Once a social enterprise has a planning consent, it has a valuable asset which can either be sold for an immediate and very handsome profit, or else used to develop its own scheme and enjoy a long-term income. If it chooses the latter, then the enterprise will need to take on substantial debt to finance the capital costs. This is the third area where the government should help, by setting up a regulatory body for community-owned wind farms which would provide advice and training for their staff and boards, monitor their performance and screen the best candidates for investment.

 

A regulatory body would provide a valuable reassurance to commercial lenders and could act as a central clearing house for commercial loans.
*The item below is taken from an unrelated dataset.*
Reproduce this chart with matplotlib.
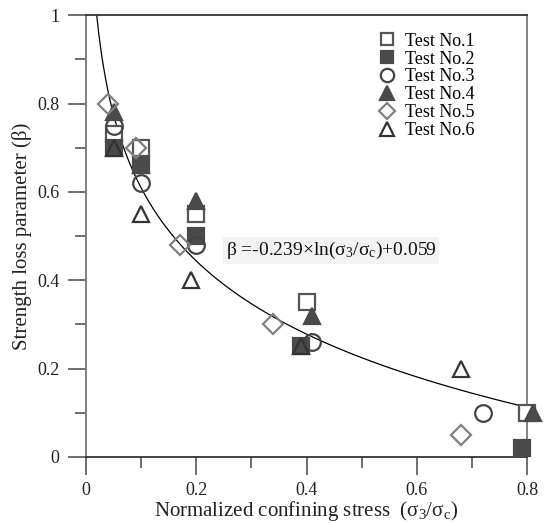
import numpy as np
import matplotlib
matplotlib.use("Agg")
import matplotlib.pyplot as plt
from matplotlib.ticker import MultipleLocator, FuncFormatter

plt.rcParams['font.family'] = ['Liberation Serif', 'DejaVu Serif']
plt.rcParams['mathtext.fontset'] = 'custom'
plt.rcParams['mathtext.rm'] = 'Liberation Serif'
plt.rcParams['mathtext.it'] = 'Liberation Serif'

# Data
t1_x = [0.05, 0.10, 0.20, 0.40, 0.80]
t1_y = [0.73, 0.70, 0.55, 0.35, 0.10]
t2_x = [0.05, 0.10, 0.20, 0.39, 0.79]
t2_y = [0.70, 0.66, 0.50, 0.25, 0.02]
t3_x = [0.05, 0.10, 0.20, 0.41, 0.72]
t3_y = [0.75, 0.62, 0.48, 0.26, 0.10]
t4_x = [0.05, 0.10, 0.20, 0.41, 0.81]
t4_y = [0.78, 0.66, 0.58, 0.32, 0.10]
t5_x = [0.04, 0.09, 0.17, 0.34, 0.68]
t5_y = [0.80, 0.70, 0.48, 0.30, 0.05]
t6_x = [0.05, 0.10, 0.19, 0.39, 0.68]
t6_y = [0.70, 0.55, 0.40, 0.25, 0.20]
fit_a = -0.239
fit_b = 0.059

fig = plt.figure(figsize=(5.44, 5.24), dpi=100)
ax = fig.add_axes([0.158, 0.128, 0.811, 0.843])

dark = '#4a4a4a'
kw = dict(linestyle='none', markeredgewidth=1.6, clip_on=False, zorder=3)
ax.plot(t1_x, t1_y, marker='s', ms=11, mfc='white', mec='#555555', label='Test No.1', **kw)
ax.plot(t2_x, t2_y, marker='s', ms=11, mfc=dark, mec=dark, label='Test No.2', **kw)
ax.plot(t3_x, t3_y, marker='o', ms=12, mfc='none', mec='#444444', label='Test No.3', **kw)
ax.plot(t4_x, t4_y, marker='^', ms=12, mfc=dark, mec=dark, label='Test No.4', **kw)
ax.plot(t5_x, t5_y, marker='D', ms=10, mfc='none', mec='#808080', label='Test No.5', **kw)
ax.plot(t6_x, t6_y, marker='^', ms=12, mfc='none', mec='#333333', label='Test No.6', **kw)

xs = np.linspace(0.0195, 0.8, 400)
ax.plot(xs, fit_a * np.log(xs) + fit_b, color='black', lw=0.9, zorder=2)

ax.text(0.444, 0.468, r'$\mathrm{\beta}$ =-0.239×ln(σ$_3$/σ$_\mathrm{c}$)+0.059',
        fontsize=14, ha='center', va='center', color='#111111',
        bbox=dict(facecolor='#f3f3f3', edgecolor='none', boxstyle='square,pad=0.15'))

def fmt(v, pos):
    if abs(v) < 1e-9:
        return '0'
    if abs(v - 1) < 1e-9:
        return '1'
    return '%.1f' % v

ax.set_xlim(0, 0.8)
ax.set_ylim(0, 1)
ax.xaxis.set_major_locator(MultipleLocator(0.2))
ax.xaxis.set_minor_locator(MultipleLocator(0.1))
ax.yaxis.set_major_locator(MultipleLocator(0.2))
ax.yaxis.set_minor_locator(MultipleLocator(0.1))
ax.xaxis.set_major_formatter(FuncFormatter(fmt))
ax.yaxis.set_major_formatter(FuncFormatter(fmt))
ax.tick_params(axis='both', which='major', direction='out', length=13, width=1.2,
               color='#555555', labelsize=13, labelcolor='#222222', pad=6)
ax.tick_params(axis='x', which='major', pad=5)
ax.tick_params(axis='both', which='minor', direction='out', length=8, width=1.2, color='#555555')
for s in ['left', 'right']:
    ax.spines[s].set_color('#777777')
    ax.spines[s].set_linewidth(1.3)
for s in ['top', 'bottom']:
    ax.spines[s].set_color('#333333')
    ax.spines[s].set_linewidth(1.3)

ax.set_xlabel('Normalized confining stress  (σ$_3$/σ$_\\mathrm{c}$)', fontsize=15, color='#222222', labelpad=0)
ax.set_ylabel('Strength loss parameter (β)', fontsize=15, color='#222222', labelpad=4)

leg = ax.legend(loc='upper right', bbox_to_anchor=(0.905, 0.985), frameon=False, fontsize=13,
                handlelength=1.0, handletextpad=0.5, labelspacing=0.05, borderaxespad=0.2,
                markerscale=0.8)

fig.savefig('out.png', dpi=100)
It could, for example, negotiate preferential rates from lenders in return for providing a quality assurance guarantee for community-owned businesses, in much the same way as government-monitored housing associations currently access preferential lending rates in the commercial market.

 

Red, green and blue power
This new policy on onshore wind farms would enable both communities and local authorities to generate enormous and genuinely transformational revenue streams, especially in those areas of Britain outside the south-east which suffer from the greatest economic disadvantages. It is an opportunity for government to reconcile social justice with both environmental need and commercial enterprise. It is a 21st century policy that is red, green and blue, ready for a radical government to deliver.